The FDA employs in-house medical experts, biomechanical engineers, physicians, and also enlists outside panelists to advise the agency on matters of critical device evaluation, safety and effectiveness. In addition, manufacturers are required to tell the truth about how their devices work and what they're actually designed to do. Each 510(k) application requires that manufacturers submit a truth and accuracy statement, declaration of conformity, and provide risk assessment data supporting that the subject device is designed to do what the manufacturer claims it's actually suppose to do, and that the benefits of using the device outweigh the risks. Falsifying such reports or declarations of conformity is a prohibited act.

The orthopedic and cardiovascular devices mentioned herein, demonstrate inconsistencies on what constitutes a change in intended use and/or indication that impacts safety and effectiveness. These discrepancies, in part, led to FDA's  2014 final guidance documents regarding the agencies review of traditional 510(k) premarket notifications. But the 510(k) process itself has come under considerable scrutiny in recent years after several devices cleared via the pathway were linked to considerable numbers of adverse events and lawsuits.

Examples of controversial products cleared via the pathway include metal-on-metal hip implants, power morcellators, transvaginal mesh, the Myxo ring, and the ReGen Menaflex collagen scaffold device that was the subject of a 2009 FDA report titled "Review of the Regen Menaflex: Departures from Processes, Procedures, and Practices Leave the Basis for a Review Decision in Question." Between 2005-2009, 78% of  medical devices recalled for life-threatening or very serious hazards were FDA-cleared using the less stringent 510(k) process or were considered so low risk that they were exempt from review.

A recent GAO report notes on postmarket studies explains that "between May 1, 2008, and February 24, 2015, about 94% of the postmarket surveillance studies ordered were for devices cleared through the 510(k) premarket notification process."

The 510(k) clearance process, which is used to clear some 90% of medical devices in the United States, has been at the heart of several prominent lawsuits, such as with the aforementioned Acclarent lawsuit and the federal government has been stepping up its efforts to clamp down on off-label promotion, as witnessed by the flurry of fraud lawsuits filed by the government to hold device companies personally accountable.  

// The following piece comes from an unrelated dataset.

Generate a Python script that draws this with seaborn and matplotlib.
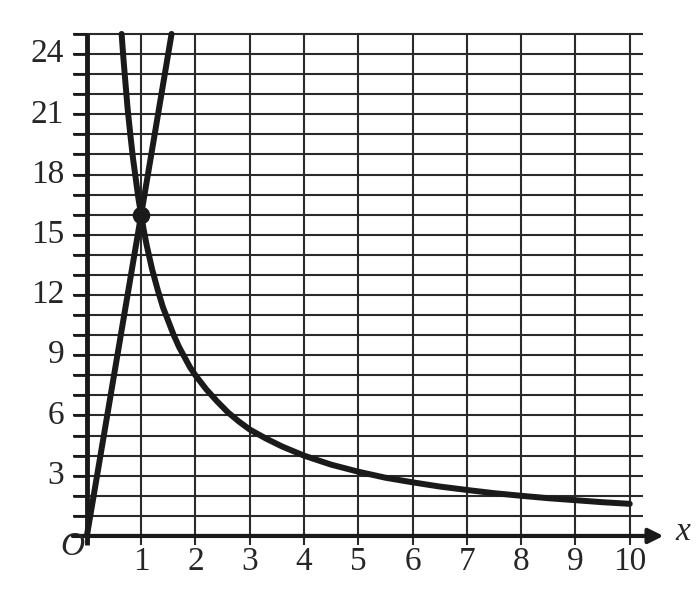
import numpy as np
import pandas as pd
import seaborn as sns
import matplotlib.pyplot as plt

# values
hyp_x = [0.64, 0.67, 0.7, 0.75, 0.8, 0.85, 0.9, 0.95, 1.0, 1.05, 1.1, 1.15, 1.2, 1.3, 1.4,
         1.5, 1.6, 1.7, 1.8, 1.9, 2.0, 2.2, 2.4, 2.6, 2.8, 3.0, 3.3, 3.6, 4.0, 4.5, 5.0,
         5.5, 6.0, 6.5, 7.0, 7.5, 8.0, 8.5, 9.0, 9.5, 10.0]
hyp_y = [25.0, 23.9, 22.9, 21.3, 20.0, 18.8, 17.8, 16.8, 16.0, 15.2, 14.5, 13.9, 13.3, 12.3, 11.4,
         10.7, 10.0, 9.4, 8.9, 8.4, 8.0, 7.3, 6.7, 6.15, 5.7, 5.3, 4.85, 4.45, 4.0, 3.55, 3.2,
         2.9, 2.67, 2.46, 2.29, 2.13, 2.0, 1.88, 1.78, 1.68, 1.6]
line_x = [0.0, 1.0, 1.56]
line_y = [0.0, 16.0, 25.0]
pt_x = [1.0]
pt_y = [16.0]

x_ticks = list(range(1, 11))
y_ticks = [3, 6, 9, 12, 15, 18, 21, 24]
y_grid = list(range(1, 26))

sns.set_theme(style="white")
plt.rcParams['font.family'] = ['Liberation Serif', 'DejaVu Serif']

fig = plt.figure(figsize=(6.96, 5.98), dpi=100)
ax = fig.add_axes([0, 0, 1, 1])
ax.axis('off')

# grid
ax.hlines(y_grid, -0.26, 10.24, color='#2a2a2a', lw=1.5, zorder=1)
ax.vlines(x_ticks, -0.45, 25, color='#2a2a2a', lw=1.5, zorder=1)
ax.hlines(y_grid, -0.26, 0, color='k', lw=2.0, zorder=2)

# axes
ax.vlines(0, -0.45, 25, color='k', lw=3.5, zorder=3)
ax.annotate('', xy=(10.62, 0), xytext=(-0.26, 0),
            arrowprops=dict(arrowstyle='-|>', lw=3, color='k',
                            mutation_scale=22, shrinkA=0, shrinkB=0), zorder=3)

# curves
df_h = pd.DataFrame({'x': hyp_x, 'y': hyp_y})
df_l = pd.DataFrame({'x': line_x, 'y': line_y})
sns.lineplot(data=df_h, x='x', y='y', ax=ax, color='k', lw=4.3, sort=False, zorder=4)
sns.lineplot(data=df_l, x='x', y='y', ax=ax, color='k', lw=4.3, sort=False, zorder=4)
sns.scatterplot(x=pt_x, y=pt_y, ax=ax, color='k', s=160, zorder=5, linewidth=0)
ax.set_xlim(-1.60, 11.22)
ax.set_ylim(-3.09, 26.69)

# labels
for v in y_ticks:
    ax.text(-0.42, v, str(v), ha='right', va='center', fontsize=24)
for v in x_ticks:
    ax.text(v, -0.55, str(v), ha='center', va='top', fontsize=24)
ax.text(-0.27, -0.55, 'O', ha='center', va='center', fontsize=24, style='italic')
ax.text(10.97, 0.2, 'x', ha='center', va='center', fontsize=24, style='italic')

fig.savefig('out.png', dpi=100)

Historically, medical device companies have faced relatively minor penalties for such actions--a slap on the wrist by way of receiving an FDA warning letter with no further legal action.  But the push to bring medical devices to market even faster is sure to test the very protections put into place to insure patient safety. Use of medical devices that have been modified or designed for non-FDA approved indications and intended uses are challenging interpretations of what constitutes the use of "test articles" as defined under provisions covering human subject clinical trials under 21 CFR part 50.   

Confirmation Hearing for New FDA Commissioner

As the Senate HELP committee holds Full Committee Hearing session on Nov 17, 2015, one important question for the nomination for the next FDA commissioner Dr. Robert Califf's, who has largely built his career on industry-sponsored clinical testing, will be how he intends to enforce provisions designed to insure patient safety while addressing increasing pressure to relax regulatory controls that industry claims are overly burdensome and hampering innovation.